New Delhi, July 2: From Mubarak to Morsi, the journey of Egypt has not been any better and the army has again become an arbitrator of power.
Today, President Mohamed Morsi rejected an army ultimatum threatening to intervene if the Islamist President did not meet the demands of the people.
Monday's army statement came just a day after millions of protesters took to the streets across Egypt, calling for Morsi to step down. The sit in at Cairo's Tahrir Square continues with thousands keeping a vigil.
However, Morsi, despite resignations by his foreign minister and other high profile cabinet ministers, said that he would continue on its own path towards national reconciliation. Mursi's military adviser, U.S.-trained former chief-of-staff General Sami Anan, also resigned.
The army has given Morsi 48 hours to comply with its call. "If the demands of the people are not met in this period... (the armed forces) will announce a future roadmap and measures to oversee its implementation," it said.

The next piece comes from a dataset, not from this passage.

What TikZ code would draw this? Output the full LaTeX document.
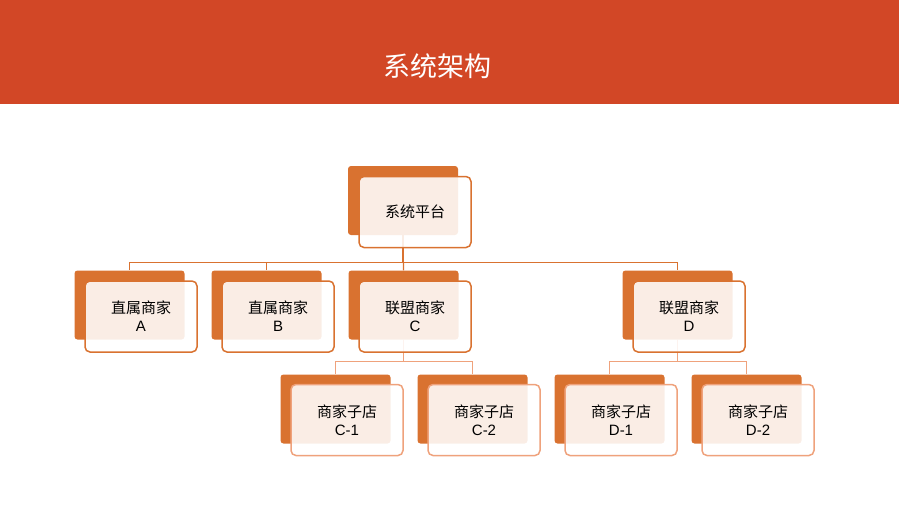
\documentclass[tikz,border=0pt]{standalone}
\usepackage{fontspec}
\setmainfont{Liberation Sans}
\newfontfamily\cjk{Noto Sans CJK SC}
\definecolor{banner}{HTML}{D24726}
\definecolor{deep}{HTML}{D97230}
\definecolor{soft}{HTML}{EFA27C}
\tikzset{
  backbox/.style={rectangle, rounded corners=3pt, fill=deep, minimum width=110pt, minimum height=69pt, inner sep=0pt},
  frontbox/.style={rectangle, rounded corners=5pt, draw=deep, line width=1.5pt, fill=white, fill opacity=0.88, text opacity=1, minimum width=112pt, minimum height=71pt, align=center, font=\fontsize{15}{18}\selectfont, inner sep=0pt},
  link/.style={deep, line width=1.2pt}
}
\begin{document}
\begin{tikzpicture}[x=1pt,y=-1pt]
  \useasboundingbox (0,0) rectangle (899,504);
  \fill[banner] (0,0) rectangle (899,104);
  \node[text=white, font=\cjk\fontsize{27}{30}\selectfont] (title) at (437,66) {系统架构};

  % back plates
  \node[backbox] (sysb) at (403,200.5) {};
  \node[backbox] (ab) at (129.5,305) {};
  \node[backbox] (bb) at (266.5,305) {};
  \node[backbox] (cb) at (403.5,305) {};
  \node[backbox] (db) at (677.5,305) {};
  \node[backbox] (c1b) at (335.5,409) {};
  \node[backbox] (c2b) at (472.5,409) {};
  \node[backbox] (d1b) at (609.5,409) {};
  \node[backbox] (d2b) at (746.5,409) {};

  % connectors
  \draw[link] (sysb.south) -- ++(0,27) -| (ab.north);
  \draw[link] (sysb.south) -- ++(0,27) -| (bb.north);
  \draw[link] (sysb.south) -- (cb.north);
  \draw[link] (sysb.south) -- ++(0,27) -| (db.north);
  \draw[link, soft] (cb.south) -- ++(0,22) -| (c1b.north);
  \draw[link, soft] (cb.south) -- ++(0,22) -| (c2b.north);
  \draw[link, soft] (db.south) -- ++(0,22) -| (d1b.north);
  \draw[link, soft] (db.south) -- ++(0,22) -| (d2b.north);

  % front boxes
  \node[frontbox] (sys) at (415,212) {{\cjk 系统平台}};
  \node[frontbox] (a) at (141,316.5) {{\cjk 直属商家}\\A};
  \node[frontbox] (b) at (278,316.5) {{\cjk 直属商家}\\B};
  \node[frontbox] (c) at (415,316.5) {{\cjk 联盟商家}\\C};
  \node[frontbox] (d) at (689,316.5) {{\cjk 联盟商家}\\D};
  \node[frontbox, draw=soft] (c1) at (347,420) {{\cjk 商家子店}\\C-1};
  \node[frontbox, draw=soft] (c2) at (484,420) {{\cjk 商家子店}\\C-2};
  \node[frontbox, draw=soft] (d1) at (621,420) {{\cjk 商家子店}\\D-1};
  \node[frontbox, draw=soft] (d2) at (758,420) {{\cjk 商家子店}\\D-2};
\end{tikzpicture}
\end{document}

Morsi is Egypt's first freely elected president. A longtime leader of the powerful Muslim Brotherhood, he was catapulted to power by the 2011 uprising that ended three decades of dictator Hosni Mubarak's rule.
The president now looks completely isolated with the liberal opposition refusing to talk to him and the armed forces giving him an ultimatum on sharing of power.
Morsi's opponents accuse him of having betrayed the revolution by concentrating power in Islamist hands and of sending the economy into freefall.
His supporters say he inherited many problems from a corrupt regime, and that he should be allowed to complete his term, which ends in 2016.
For many Egyptians, fixing the economy is key. Unrest since Mubarak fell has decimated tourism and investment and state finances are in poor shape, drained by extensive subsidy regimes and struggling to provide regular supplies of fuel.